**SUPPLIED INFORMATION:**
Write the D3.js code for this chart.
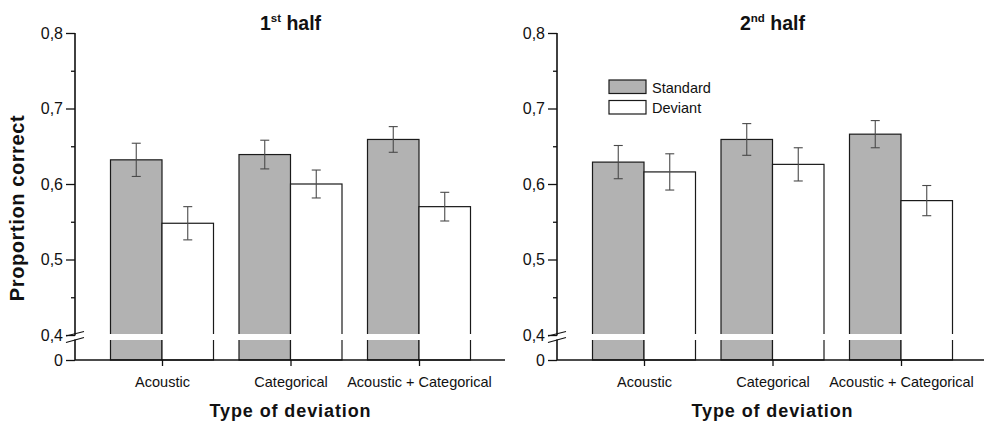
<!DOCTYPE html>
<html>
<head>
<meta charset="utf-8">
<script src="https://cdn.jsdelivr.net/npm/d3@7"></script>
<style>
  body { margin: 0; background: #fff; }
  text { font-family: "Liberation Sans", Arial, sans-serif; fill: #111; }
</style>
</head>
<body>
<div id="chart"></div>
<script>
// data
const categories = ["Acoustic", "Categorical", "Acoustic + Categorical"];
const series = ["Standard", "Deviant"];

const standard1 = [0.632, 0.639, 0.659];
const standardErr1 = [0.022, 0.019, 0.017];
const deviant1 = [0.548, 0.600, 0.570];
const deviantErr1 = [0.022, 0.0185, 0.019];

const standard2 = [0.629, 0.659, 0.666];
const standardErr2 = [0.022, 0.021, 0.018];
const deviant2 = [0.616, 0.626, 0.578];
const deviantErr2 = [0.024, 0.022, 0.020];

const majorTicks = [0, 0.4, 0.5, 0.6, 0.7, 0.8];
const minorTicks = [0.45, 0.55, 0.65, 0.75];

const W = 984, H = 423;
const svg = d3.select("#chart").append("svg")
    .attr("width", W)
    .attr("height", H);

// broken axis: 0 .. 0.4 squeezed into a short stub
const y = d3.scaleLinear()
    .domain([0, 0.4, 0.8])
    .range([360, 335, 33]);

const axisX = 75;
const x = d3.scalePoint()
    .domain(categories)
    .range([162, 419]);

const barW = 51.5;
const fills = { Standard: "#b2b2b2", Deviant: "#ffffff" };

function panel(left, title, sup, std, stdErr, dev, devErr, showLegend) {
    const g = svg.append("g").attr("transform", "translate(" + left + ",0)");

    const rows = [];
    categories.forEach(function (c, i) {
        rows.push({ cat: c, s: "Standard", v: std[i], e: stdErr[i], x0: x(c) - barW });
        rows.push({ cat: c, s: "Deviant", v: dev[i], e: devErr[i], x0: x(c) });
    });

    // bars
    g.selectAll("rect.bar")
        .data(rows)
        .enter()
        .append("rect")
        .attr("class", "bar")
        .attr("x", function (d) { return d.x0; })
        .attr("y", function (d) { return y(d.v); })
        .attr("width", barW)
        .attr("height", function (d) { return y(0) - y(d.v); })
        .attr("fill", function (d) { return fills[d.s]; })
        .attr("stroke", "#1a1a1a")
        .attr("stroke-width", 1.2);

    // white gap where the axis is broken
    g.selectAll("rect.gap")
        .data(rows)
        .enter()
        .append("rect")
        .attr("class", "gap")
        .attr("x", function (d) { return d.x0 - 1.5; })
        .attr("y", y(0.4) - 1)
        .attr("width", barW + 3)
        .attr("height", 6)
        .attr("fill", "#fff");

    // error bars
    const eb = g.selectAll("g.err")
        .data(rows)
        .enter()
        .append("g")
        .attr("class", "err")
        .attr("stroke", "#4a4a4a")
        .attr("stroke-width", 1.1);
    eb.append("line")
        .attr("x1", function (d) { return d.x0 + barW / 2; })
        .attr("x2", function (d) { return d.x0 + barW / 2; })
        .attr("y1", function (d) { return y(d.v + d.e); })
        .attr("y2", function (d) { return y(d.v - d.e); });
    eb.selectAll("line.cap")
        .data(function (d) { return [d.v + d.e, d.v - d.e].map(function (v) { return { v: v, cx: d.x0 + barW / 2 }; }); })
        .enter()
        .append("line")
        .attr("class", "cap")
        .attr("x1", function (d) { return d.cx - 4.5; })
        .attr("x2", function (d) { return d.cx + 4.5; })
        .attr("y1", function (d) { return y(d.v); })
        .attr("y2", function (d) { return y(d.v); });

    // y axis
    const yAxis = g.append("g")
        .attr("transform", "translate(" + axisX + ",0)")
        .call(d3.axisLeft(y).tickValues(majorTicks).tickSize(9).tickPadding(3)
            .tickFormat(function (d) { return d === 0 ? "0" : d3.format(".1f")(d).replace(".", ","); }));
    yAxis.select(".domain").remove();
    yAxis.selectAll("text").style("font-size", "16px").attr("fill", "#111");
    yAxis.selectAll("line").attr("stroke", "#111").attr("stroke-width", 1.3);

    const yMinor = g.append("g")
        .attr("transform", "translate(" + axisX + ",0)")
        .call(d3.axisLeft(y).tickValues(minorTicks).tickSize(4).tickFormat(""));
    yMinor.select(".domain").remove();
    yMinor.selectAll("line").attr("stroke", "#111").attr("stroke-width", 1.3);

    const y4 = y(0.4);
    g.append("line")
        .attr("x1", axisX).attr("x2", axisX)
        .attr("y1", y(0.8)).attr("y2", y4 + 0.5)
        .attr("stroke", "#111").attr("stroke-width", 1.6);
    g.append("line")
        .attr("x1", axisX).attr("x2", axisX)
        .attr("y1", y4 + 4.5).attr("y2", y(0))
        .attr("stroke", "#111").attr("stroke-width", 1.6);
    // break marks
    [[1, -3.5], [7.5, 2.5]].forEach(function (o) {
        g.append("line")
            .attr("x1", axisX - 9).attr("y1", y4 + o[0])
            .attr("x2", axisX + 9).attr("y2", y4 + o[1])
            .attr("stroke", "#111").attr("stroke-width", 1.2);
    });

    // x axis
    const xAxis = g.append("g")
        .attr("transform", "translate(0," + y(0) + ")")
        .call(d3.axisBottom(x).tickSize(6).tickPadding(11));
    xAxis.select(".domain").remove();
    xAxis.selectAll("text").style("font-size", "14.5px").attr("fill", "#111");
    xAxis.selectAll("line").attr("stroke", "#111").attr("stroke-width", 1.3);
    g.append("line")
        .attr("x1", axisX).attr("x2", 505)
        .attr("y1", y(0)).attr("y2", y(0))
        .attr("stroke", "#111").attr("stroke-width", 1.6);

    // title
    const t = g.append("text")
        .attr("x", x(categories[1]))
        .attr("y", 30)
        .attr("text-anchor", "middle")
        .style("font-size", "19.5px")
        .style("font-weight", "bold");
    t.append("tspan").text(title);
    t.append("tspan").attr("dy", -8).style("font-size", "11.5px").text(sup);
    t.append("tspan").attr("dy", 8).text(" half");

    g.append("text")
        .attr("x", x(categories[1]))
        .attr("y", 417)
        .attr("text-anchor", "middle")
        .style("font-size", "18px")
        .style("letter-spacing", "0.9px")
        .style("font-weight", "bold")
        .text("Type of deviation");

    if (showLegend) {
        const lg = g.selectAll("g.legend")
            .data(series)
            .enter()
            .append("g")
            .attr("class", "legend")
            .attr("transform", function (d, i) { return "translate(127," + (80 + i * 20.5) + ")"; });
        lg.append("rect")
            .attr("width", 37)
            .attr("height", 13.5)
            .attr("fill", function (d) { return fills[d]; })
            .attr("stroke", "#1a1a1a")
            .attr("stroke-width", 1.2);
        lg.append("text")
            .attr("x", 43)
            .attr("y", 12.5)
            .style("font-size", "14.5px")
            .text(function (d) { return d; });
    }
}

panel(0, "1", "st", standard1, standardErr1, deviant1, deviantErr1, false);
panel(482, "2", "nd", standard2, standardErr2, deviant2, deviantErr2, true);

svg.append("text")
    .attr("transform", "translate(24,208) rotate(-90)")
    .attr("text-anchor", "middle")
    .style("font-size", "20px")
    .style("letter-spacing", "0.6px")
    .style("font-weight", "bold")
    .text("Proportion correct");
</script>
</body>
</html>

**INSTRUCTIONS FOR THE TASK:** Using the material above, copy every line in which the string "chart" occurs.

**ANSWER TO THE EXERCISE:**
Write the D3.js code for this chart.
<div id="chart"></div>
const svg = d3.select("#chart").append("svg")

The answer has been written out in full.